### The task:
Every line containing the word "source" needs to be found and copied.

[Rows from a dataset of charts and code]
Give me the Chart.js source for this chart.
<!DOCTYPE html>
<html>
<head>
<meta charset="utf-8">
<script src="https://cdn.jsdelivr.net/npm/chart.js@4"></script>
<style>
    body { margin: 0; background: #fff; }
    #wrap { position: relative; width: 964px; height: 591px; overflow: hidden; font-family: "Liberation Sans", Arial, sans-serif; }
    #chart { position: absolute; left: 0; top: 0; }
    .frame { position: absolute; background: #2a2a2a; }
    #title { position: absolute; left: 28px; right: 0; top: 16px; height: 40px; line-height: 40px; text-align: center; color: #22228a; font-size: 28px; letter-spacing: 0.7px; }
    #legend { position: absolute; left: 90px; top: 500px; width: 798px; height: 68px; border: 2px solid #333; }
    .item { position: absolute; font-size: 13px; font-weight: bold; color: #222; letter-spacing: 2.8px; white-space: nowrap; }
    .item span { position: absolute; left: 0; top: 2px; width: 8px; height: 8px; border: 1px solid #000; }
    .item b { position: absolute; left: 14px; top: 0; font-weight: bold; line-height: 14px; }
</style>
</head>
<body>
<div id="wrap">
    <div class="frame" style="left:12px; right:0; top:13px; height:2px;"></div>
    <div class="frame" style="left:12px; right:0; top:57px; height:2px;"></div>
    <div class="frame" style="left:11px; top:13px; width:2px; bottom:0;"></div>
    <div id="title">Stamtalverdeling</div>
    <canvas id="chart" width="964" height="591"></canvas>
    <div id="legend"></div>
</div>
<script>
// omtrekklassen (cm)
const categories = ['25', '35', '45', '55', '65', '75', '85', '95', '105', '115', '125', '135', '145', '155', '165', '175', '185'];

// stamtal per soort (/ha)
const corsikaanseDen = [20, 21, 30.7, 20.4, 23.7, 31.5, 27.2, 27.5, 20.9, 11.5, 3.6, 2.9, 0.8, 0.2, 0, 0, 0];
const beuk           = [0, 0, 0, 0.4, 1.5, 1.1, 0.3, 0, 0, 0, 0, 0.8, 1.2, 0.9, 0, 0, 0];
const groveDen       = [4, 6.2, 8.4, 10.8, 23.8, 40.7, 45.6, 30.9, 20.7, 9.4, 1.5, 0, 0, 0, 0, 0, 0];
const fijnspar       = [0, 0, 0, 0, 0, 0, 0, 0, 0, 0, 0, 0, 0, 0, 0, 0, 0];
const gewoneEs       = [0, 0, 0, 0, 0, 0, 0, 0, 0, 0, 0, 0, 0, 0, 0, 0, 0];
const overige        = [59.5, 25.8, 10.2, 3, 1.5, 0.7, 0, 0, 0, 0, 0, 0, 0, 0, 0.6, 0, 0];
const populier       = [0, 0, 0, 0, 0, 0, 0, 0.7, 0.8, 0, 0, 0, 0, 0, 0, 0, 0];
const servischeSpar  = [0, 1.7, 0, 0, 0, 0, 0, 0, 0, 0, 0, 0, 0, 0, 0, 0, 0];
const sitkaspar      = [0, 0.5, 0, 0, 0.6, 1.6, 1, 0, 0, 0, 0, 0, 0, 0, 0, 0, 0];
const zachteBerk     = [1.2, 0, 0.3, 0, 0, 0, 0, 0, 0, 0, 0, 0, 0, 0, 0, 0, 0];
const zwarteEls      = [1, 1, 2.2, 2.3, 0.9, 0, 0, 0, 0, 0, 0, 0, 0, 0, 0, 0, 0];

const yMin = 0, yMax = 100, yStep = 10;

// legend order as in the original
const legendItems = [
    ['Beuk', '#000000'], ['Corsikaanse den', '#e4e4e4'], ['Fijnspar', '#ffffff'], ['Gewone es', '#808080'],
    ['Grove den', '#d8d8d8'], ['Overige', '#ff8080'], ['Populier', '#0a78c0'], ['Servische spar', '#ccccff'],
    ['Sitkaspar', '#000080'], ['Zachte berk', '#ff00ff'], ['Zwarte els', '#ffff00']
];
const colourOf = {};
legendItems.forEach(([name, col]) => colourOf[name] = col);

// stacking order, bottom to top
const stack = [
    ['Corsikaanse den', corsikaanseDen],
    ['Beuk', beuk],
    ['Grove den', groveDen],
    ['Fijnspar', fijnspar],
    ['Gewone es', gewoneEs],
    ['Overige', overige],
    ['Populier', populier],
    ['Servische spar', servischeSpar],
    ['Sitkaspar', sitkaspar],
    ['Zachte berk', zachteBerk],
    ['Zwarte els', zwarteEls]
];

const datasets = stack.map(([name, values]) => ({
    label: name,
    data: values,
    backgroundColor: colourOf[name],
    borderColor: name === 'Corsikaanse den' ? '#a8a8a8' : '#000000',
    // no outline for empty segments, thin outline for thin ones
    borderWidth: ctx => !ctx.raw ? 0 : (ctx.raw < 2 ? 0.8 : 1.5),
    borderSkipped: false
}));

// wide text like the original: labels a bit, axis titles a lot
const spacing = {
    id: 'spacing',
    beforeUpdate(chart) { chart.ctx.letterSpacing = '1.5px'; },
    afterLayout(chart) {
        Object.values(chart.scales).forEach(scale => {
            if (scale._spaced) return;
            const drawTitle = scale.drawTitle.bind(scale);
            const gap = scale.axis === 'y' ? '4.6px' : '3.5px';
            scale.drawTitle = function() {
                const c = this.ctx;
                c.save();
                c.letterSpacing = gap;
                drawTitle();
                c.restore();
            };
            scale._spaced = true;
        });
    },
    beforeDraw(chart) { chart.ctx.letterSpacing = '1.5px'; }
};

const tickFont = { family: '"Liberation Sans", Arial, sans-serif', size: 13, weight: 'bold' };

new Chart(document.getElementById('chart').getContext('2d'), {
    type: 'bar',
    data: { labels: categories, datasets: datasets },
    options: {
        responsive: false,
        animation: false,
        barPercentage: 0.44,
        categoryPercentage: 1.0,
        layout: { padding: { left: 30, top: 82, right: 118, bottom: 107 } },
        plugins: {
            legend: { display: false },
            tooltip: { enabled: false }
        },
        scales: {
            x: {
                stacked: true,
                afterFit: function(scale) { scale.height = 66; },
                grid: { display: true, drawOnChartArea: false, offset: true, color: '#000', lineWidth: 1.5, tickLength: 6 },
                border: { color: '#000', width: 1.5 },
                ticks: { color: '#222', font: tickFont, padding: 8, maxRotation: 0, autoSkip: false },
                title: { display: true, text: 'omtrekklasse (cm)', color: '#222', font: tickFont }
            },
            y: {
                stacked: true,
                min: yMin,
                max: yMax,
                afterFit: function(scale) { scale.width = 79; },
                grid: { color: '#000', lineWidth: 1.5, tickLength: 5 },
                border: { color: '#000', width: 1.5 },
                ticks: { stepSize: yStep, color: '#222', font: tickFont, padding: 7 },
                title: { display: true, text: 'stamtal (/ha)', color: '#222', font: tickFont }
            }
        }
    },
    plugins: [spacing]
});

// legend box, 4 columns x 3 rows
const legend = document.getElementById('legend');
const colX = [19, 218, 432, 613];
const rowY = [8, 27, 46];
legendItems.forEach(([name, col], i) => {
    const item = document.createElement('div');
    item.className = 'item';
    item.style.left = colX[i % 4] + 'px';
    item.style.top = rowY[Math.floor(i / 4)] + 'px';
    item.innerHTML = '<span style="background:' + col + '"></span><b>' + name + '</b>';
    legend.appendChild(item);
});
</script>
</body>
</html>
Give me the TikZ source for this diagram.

### Completed exercise:
Give me the Chart.js source for this chart.
Give me the TikZ source for this diagram.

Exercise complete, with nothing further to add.